Challenge
The entries below contain a line with "Rebuild this chart" and a line with "from matplotlib.ticker import". Quote exactly those two lines and all lines between them.

Input rows
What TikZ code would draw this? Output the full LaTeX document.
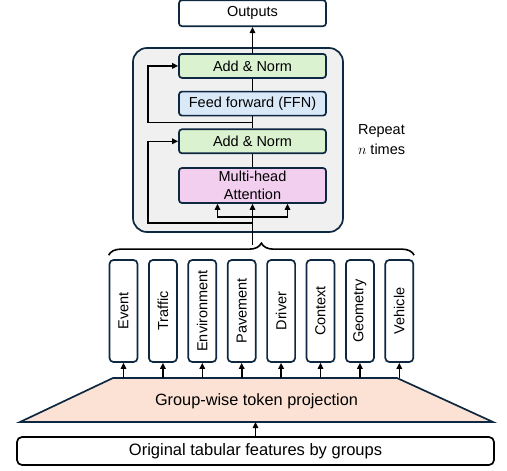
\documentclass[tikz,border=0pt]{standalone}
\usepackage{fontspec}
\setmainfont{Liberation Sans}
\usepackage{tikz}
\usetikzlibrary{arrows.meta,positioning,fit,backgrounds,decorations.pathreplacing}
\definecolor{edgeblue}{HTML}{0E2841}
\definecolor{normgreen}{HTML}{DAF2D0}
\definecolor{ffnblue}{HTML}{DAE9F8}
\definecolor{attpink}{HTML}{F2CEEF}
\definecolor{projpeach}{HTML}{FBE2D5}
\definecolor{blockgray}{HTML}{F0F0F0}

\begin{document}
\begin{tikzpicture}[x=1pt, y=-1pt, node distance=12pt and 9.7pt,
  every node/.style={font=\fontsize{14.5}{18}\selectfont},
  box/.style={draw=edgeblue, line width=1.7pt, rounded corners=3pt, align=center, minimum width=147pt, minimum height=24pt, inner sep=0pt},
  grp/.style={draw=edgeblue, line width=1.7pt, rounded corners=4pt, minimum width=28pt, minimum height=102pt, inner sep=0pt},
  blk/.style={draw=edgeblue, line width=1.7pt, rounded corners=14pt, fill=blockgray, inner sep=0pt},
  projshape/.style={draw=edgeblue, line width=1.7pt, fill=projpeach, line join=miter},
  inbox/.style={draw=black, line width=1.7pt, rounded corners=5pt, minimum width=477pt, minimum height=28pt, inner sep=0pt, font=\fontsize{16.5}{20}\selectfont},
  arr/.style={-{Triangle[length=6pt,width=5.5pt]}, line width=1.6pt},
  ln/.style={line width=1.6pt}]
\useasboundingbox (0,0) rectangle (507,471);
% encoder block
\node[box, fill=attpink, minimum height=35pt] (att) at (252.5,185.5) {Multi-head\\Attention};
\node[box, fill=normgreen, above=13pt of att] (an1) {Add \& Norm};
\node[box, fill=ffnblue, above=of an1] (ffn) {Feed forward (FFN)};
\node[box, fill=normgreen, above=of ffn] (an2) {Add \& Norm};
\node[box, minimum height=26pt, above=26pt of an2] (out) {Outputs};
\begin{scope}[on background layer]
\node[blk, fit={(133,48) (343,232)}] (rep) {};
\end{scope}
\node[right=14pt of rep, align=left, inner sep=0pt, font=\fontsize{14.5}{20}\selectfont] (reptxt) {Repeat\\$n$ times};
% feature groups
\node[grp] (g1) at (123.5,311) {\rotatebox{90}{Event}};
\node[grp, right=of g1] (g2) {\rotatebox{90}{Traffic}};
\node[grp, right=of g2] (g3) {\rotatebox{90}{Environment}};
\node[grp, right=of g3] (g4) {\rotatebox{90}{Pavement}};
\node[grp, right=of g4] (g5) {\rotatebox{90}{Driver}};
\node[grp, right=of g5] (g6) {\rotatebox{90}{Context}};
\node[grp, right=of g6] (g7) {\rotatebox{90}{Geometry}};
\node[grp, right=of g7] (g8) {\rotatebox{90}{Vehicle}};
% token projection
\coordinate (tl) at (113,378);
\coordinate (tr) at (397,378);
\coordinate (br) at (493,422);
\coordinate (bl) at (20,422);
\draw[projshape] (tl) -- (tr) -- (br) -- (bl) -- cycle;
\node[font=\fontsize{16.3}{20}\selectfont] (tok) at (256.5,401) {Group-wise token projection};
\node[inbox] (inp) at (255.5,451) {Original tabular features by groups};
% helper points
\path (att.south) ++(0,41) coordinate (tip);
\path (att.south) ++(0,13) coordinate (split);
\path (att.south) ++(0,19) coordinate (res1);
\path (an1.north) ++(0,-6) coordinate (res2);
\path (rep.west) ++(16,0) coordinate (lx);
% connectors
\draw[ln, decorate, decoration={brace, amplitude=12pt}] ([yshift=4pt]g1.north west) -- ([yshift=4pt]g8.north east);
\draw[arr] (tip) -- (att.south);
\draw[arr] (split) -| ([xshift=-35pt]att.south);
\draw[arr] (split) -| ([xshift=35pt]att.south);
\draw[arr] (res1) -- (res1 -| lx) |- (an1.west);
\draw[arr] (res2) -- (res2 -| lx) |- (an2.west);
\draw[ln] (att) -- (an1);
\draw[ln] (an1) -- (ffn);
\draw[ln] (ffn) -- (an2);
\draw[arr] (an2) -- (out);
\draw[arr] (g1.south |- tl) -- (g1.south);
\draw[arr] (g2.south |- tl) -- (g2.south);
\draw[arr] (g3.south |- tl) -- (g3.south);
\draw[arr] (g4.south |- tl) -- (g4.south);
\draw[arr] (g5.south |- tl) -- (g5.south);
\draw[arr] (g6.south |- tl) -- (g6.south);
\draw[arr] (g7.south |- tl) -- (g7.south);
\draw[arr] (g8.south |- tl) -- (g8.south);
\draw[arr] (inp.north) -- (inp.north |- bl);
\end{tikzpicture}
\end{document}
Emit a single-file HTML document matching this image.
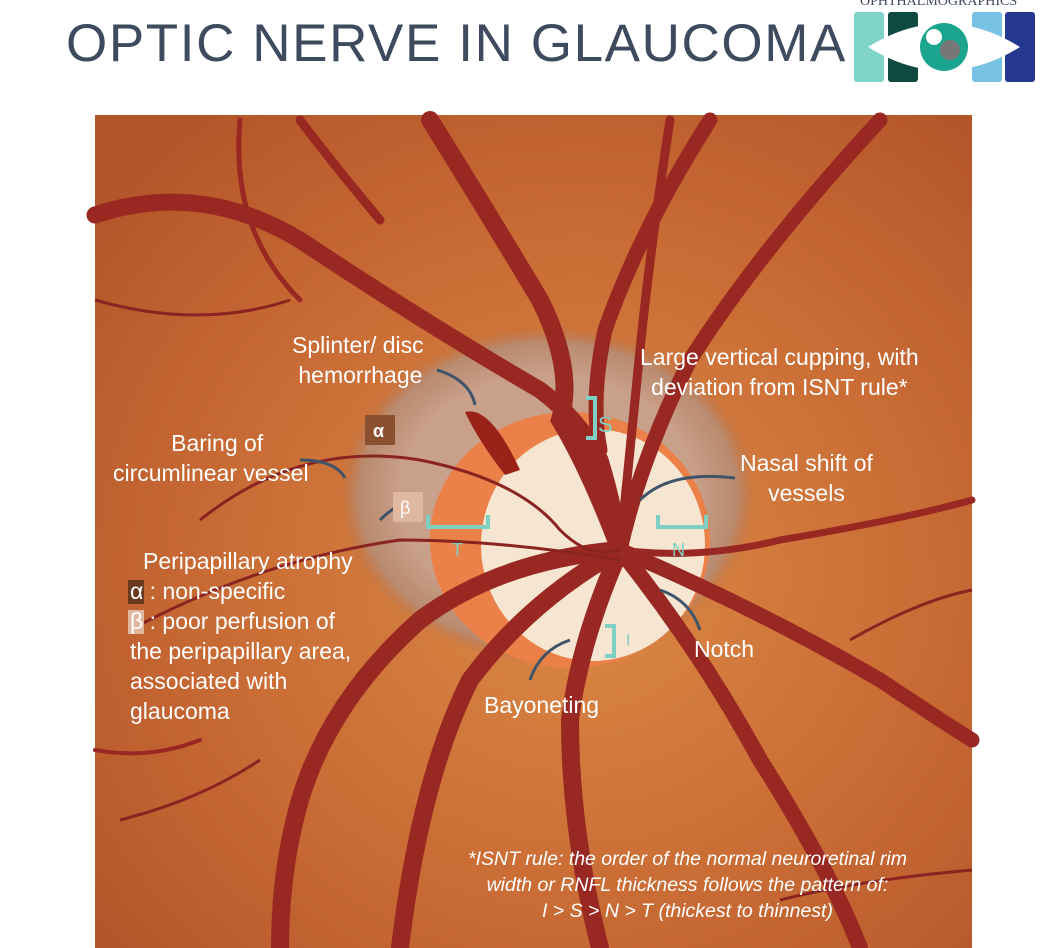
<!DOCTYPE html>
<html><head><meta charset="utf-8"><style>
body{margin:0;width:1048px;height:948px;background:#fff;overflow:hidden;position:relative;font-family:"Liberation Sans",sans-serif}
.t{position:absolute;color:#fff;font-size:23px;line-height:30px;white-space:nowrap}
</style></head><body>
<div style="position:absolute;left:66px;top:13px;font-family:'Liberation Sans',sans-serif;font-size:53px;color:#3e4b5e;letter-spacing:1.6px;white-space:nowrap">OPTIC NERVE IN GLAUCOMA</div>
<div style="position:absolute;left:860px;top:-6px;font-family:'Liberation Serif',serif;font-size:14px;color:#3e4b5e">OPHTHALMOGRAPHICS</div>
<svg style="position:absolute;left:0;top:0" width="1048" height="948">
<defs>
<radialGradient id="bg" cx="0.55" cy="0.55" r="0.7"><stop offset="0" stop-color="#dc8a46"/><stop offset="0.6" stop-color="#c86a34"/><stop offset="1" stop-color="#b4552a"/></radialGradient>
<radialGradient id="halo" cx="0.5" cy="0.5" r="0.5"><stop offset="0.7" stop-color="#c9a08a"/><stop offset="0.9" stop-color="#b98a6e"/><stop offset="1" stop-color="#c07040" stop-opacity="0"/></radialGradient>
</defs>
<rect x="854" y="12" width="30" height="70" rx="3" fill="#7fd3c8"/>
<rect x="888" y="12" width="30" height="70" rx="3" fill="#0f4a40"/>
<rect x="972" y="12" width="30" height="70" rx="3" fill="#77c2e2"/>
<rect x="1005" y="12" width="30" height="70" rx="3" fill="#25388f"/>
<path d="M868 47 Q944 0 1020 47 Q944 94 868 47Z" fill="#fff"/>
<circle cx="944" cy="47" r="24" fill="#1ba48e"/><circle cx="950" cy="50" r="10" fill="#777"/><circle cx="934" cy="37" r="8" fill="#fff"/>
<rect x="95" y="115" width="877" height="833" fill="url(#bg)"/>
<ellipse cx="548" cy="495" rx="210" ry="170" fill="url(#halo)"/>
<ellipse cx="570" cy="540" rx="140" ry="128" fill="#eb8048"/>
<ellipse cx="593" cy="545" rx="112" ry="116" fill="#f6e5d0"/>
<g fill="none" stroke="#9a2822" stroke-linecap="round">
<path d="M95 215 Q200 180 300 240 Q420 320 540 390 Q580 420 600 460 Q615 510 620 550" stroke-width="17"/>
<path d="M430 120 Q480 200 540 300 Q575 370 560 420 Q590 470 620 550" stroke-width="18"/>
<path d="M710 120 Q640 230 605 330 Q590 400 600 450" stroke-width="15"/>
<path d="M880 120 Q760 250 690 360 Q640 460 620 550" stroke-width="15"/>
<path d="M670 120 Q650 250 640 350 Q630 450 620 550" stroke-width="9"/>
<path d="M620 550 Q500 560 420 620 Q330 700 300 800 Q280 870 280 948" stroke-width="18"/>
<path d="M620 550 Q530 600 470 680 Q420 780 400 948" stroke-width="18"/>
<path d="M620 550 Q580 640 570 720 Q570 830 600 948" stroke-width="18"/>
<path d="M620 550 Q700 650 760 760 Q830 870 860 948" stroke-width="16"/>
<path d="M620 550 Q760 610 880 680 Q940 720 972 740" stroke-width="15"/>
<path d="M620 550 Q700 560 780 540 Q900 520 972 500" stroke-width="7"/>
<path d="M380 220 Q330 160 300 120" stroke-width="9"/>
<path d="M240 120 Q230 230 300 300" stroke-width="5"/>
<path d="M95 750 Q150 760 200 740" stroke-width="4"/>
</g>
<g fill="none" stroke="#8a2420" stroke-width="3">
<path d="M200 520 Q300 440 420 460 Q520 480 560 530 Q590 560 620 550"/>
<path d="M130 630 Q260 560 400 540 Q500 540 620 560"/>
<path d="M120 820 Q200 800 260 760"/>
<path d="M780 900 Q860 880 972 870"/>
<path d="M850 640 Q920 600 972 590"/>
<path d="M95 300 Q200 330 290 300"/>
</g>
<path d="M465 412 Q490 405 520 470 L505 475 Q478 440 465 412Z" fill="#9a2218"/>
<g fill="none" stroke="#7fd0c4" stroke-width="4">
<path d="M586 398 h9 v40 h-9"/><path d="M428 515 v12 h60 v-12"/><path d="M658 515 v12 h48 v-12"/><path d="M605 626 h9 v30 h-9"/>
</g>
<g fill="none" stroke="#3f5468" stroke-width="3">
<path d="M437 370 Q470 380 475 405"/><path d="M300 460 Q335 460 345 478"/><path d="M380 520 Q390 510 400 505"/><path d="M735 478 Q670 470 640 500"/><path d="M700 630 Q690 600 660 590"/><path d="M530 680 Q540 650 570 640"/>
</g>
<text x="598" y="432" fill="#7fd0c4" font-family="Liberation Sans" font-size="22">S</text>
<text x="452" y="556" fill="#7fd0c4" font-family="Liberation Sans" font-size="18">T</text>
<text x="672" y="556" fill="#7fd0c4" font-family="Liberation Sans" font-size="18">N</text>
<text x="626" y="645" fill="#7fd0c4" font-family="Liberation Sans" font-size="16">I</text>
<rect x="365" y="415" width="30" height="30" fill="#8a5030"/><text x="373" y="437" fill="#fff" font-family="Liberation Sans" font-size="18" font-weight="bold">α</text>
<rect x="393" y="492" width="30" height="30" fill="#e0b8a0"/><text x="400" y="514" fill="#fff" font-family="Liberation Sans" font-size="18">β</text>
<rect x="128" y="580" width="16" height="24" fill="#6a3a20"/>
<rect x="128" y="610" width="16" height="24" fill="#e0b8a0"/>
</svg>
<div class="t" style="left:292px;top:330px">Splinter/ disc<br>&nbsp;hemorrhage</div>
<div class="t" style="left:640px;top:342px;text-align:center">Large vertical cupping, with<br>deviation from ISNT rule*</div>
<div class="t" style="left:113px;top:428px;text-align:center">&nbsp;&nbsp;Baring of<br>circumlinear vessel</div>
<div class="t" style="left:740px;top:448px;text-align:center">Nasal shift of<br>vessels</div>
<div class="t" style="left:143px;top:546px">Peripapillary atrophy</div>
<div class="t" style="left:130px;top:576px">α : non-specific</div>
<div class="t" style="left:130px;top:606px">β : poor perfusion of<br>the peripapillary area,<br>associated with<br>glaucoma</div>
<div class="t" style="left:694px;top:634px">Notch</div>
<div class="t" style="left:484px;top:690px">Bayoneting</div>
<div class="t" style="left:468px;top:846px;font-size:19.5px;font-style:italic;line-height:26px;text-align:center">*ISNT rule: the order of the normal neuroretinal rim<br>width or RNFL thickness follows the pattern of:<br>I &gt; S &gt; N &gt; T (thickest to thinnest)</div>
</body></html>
---
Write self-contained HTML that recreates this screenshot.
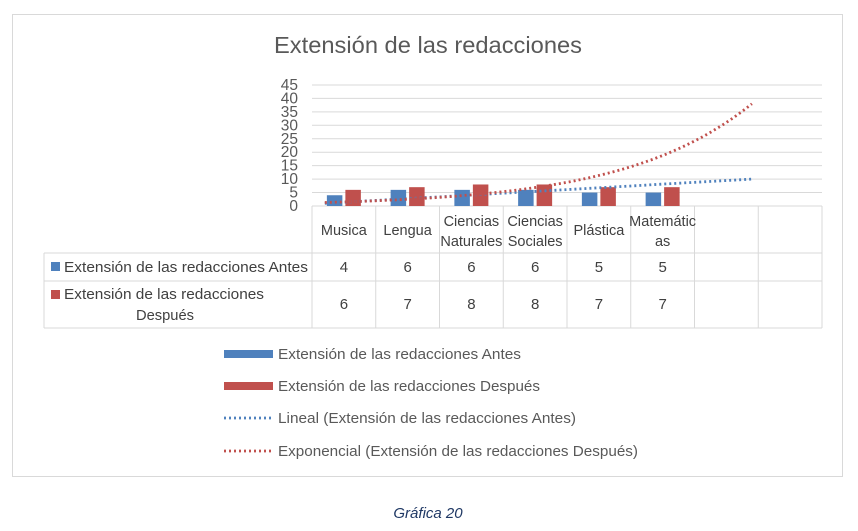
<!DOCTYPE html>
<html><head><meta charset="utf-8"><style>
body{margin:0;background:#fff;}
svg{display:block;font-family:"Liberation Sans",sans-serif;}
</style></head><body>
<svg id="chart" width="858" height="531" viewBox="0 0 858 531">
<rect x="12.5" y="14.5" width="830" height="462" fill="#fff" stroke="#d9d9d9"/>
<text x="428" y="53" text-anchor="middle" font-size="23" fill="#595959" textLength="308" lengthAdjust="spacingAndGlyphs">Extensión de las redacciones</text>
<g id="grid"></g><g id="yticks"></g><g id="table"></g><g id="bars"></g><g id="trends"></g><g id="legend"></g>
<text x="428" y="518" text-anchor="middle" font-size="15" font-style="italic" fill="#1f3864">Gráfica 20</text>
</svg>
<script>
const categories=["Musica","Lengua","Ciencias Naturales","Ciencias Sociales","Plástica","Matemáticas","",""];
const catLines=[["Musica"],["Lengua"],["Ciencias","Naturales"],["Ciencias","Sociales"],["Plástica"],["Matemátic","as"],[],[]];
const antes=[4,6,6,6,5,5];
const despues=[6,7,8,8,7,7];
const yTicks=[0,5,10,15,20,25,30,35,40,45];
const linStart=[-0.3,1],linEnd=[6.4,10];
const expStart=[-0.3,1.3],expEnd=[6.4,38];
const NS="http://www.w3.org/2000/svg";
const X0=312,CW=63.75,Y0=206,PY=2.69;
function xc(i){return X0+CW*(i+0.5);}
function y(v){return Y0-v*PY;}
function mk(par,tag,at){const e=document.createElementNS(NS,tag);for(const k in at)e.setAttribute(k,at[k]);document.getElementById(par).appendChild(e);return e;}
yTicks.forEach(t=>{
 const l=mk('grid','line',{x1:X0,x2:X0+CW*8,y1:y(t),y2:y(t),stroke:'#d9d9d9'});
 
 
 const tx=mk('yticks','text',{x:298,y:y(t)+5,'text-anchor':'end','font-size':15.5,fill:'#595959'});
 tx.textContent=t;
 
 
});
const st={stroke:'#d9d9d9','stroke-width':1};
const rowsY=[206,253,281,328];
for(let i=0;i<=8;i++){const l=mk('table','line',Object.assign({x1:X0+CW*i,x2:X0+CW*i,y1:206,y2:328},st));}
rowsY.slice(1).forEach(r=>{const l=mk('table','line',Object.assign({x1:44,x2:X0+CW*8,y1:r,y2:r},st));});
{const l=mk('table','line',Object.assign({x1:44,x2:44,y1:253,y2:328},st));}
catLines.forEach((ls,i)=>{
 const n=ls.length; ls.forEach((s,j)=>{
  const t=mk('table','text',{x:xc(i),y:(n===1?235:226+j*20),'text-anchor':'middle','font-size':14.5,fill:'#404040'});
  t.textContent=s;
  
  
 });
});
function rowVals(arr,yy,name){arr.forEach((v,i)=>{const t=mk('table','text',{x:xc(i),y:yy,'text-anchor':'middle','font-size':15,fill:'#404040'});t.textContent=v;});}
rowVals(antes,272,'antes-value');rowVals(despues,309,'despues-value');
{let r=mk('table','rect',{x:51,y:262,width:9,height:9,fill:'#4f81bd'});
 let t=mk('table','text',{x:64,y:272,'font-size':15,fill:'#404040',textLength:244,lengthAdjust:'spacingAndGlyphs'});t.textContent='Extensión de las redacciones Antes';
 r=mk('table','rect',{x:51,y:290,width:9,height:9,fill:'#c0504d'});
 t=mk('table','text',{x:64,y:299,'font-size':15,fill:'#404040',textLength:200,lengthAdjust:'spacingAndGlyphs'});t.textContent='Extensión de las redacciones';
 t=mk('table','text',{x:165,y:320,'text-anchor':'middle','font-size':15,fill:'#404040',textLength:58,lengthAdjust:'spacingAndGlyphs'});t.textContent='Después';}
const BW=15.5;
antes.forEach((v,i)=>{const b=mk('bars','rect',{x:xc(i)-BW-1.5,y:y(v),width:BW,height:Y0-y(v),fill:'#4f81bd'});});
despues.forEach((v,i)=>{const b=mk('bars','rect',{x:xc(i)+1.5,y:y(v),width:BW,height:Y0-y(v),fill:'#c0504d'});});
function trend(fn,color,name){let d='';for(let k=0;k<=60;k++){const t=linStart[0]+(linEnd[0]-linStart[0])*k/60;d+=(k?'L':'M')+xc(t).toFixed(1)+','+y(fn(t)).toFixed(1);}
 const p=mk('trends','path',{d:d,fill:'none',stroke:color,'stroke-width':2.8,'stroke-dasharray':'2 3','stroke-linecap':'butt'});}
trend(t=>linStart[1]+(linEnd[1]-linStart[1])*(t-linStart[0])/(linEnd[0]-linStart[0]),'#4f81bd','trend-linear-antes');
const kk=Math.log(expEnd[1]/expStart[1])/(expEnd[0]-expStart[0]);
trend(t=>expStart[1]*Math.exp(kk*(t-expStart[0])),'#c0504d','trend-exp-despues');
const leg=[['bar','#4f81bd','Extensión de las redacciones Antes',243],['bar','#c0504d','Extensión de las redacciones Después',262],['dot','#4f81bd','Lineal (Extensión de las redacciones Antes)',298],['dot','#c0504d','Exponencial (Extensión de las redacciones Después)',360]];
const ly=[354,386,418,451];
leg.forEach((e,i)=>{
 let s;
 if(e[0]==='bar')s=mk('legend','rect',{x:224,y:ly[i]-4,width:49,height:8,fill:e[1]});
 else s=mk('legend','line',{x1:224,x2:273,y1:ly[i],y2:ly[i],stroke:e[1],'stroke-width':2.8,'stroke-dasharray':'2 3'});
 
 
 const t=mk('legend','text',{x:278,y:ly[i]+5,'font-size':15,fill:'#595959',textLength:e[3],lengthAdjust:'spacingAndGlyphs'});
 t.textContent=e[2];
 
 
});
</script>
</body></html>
--
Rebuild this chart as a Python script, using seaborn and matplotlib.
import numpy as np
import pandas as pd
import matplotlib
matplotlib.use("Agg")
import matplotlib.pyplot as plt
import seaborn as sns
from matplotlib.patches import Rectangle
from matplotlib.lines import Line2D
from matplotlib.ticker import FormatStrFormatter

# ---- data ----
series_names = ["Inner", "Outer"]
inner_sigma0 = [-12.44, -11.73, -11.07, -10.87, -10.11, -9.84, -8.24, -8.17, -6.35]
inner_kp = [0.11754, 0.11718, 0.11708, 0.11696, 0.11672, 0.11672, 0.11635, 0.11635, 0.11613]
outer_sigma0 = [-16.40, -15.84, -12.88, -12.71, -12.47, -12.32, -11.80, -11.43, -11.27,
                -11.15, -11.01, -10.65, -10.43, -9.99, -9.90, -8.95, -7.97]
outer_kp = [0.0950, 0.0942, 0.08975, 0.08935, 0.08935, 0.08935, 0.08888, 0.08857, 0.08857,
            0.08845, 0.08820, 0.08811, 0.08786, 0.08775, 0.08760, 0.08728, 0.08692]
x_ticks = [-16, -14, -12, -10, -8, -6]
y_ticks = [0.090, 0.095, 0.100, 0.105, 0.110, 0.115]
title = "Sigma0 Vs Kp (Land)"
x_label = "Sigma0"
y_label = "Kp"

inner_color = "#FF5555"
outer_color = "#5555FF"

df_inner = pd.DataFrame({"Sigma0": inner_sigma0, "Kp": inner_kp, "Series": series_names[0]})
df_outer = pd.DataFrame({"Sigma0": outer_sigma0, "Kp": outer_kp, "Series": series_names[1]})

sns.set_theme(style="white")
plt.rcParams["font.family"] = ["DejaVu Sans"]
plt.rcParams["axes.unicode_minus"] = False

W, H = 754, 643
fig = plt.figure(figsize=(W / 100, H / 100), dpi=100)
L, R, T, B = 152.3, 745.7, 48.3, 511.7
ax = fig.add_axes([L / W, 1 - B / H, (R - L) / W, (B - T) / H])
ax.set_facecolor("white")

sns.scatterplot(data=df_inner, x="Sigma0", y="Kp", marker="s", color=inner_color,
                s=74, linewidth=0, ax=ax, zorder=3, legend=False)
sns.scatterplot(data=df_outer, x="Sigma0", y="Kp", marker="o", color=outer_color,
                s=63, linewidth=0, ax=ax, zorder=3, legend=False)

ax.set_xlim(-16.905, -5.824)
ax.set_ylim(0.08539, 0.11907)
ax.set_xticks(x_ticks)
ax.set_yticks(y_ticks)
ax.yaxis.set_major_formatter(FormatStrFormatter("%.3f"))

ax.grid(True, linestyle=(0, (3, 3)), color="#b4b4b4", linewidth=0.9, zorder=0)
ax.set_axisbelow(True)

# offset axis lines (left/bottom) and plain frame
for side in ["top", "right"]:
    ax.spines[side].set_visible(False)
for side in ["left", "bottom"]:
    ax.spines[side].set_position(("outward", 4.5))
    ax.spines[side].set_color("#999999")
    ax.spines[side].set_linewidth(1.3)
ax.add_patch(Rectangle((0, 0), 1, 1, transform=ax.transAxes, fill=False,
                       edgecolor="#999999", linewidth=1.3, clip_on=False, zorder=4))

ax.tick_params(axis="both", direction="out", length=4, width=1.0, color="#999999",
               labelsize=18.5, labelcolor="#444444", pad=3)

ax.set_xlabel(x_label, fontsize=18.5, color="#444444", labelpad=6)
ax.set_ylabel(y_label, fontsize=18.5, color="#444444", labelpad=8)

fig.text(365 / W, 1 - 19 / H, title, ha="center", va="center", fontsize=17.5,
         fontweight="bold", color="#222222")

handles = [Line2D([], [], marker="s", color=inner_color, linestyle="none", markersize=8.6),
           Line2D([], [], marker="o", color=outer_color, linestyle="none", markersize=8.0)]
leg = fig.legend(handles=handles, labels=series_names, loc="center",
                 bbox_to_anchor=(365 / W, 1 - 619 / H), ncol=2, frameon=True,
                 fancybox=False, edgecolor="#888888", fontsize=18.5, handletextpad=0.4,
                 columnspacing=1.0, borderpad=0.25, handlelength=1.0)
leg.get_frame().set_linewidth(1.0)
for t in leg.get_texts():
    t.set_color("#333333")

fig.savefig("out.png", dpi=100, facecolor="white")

Right answer
Rebuild this chart as a Python script, using seaborn and matplotlib.
import numpy as np
import pandas as pd
import matplotlib
matplotlib.use("Agg")
import matplotlib.pyplot as plt
import seaborn as sns
from matplotlib.patches import Rectangle
from matplotlib.lines import Line2D
from matplotlib.ticker import FormatStrFormatter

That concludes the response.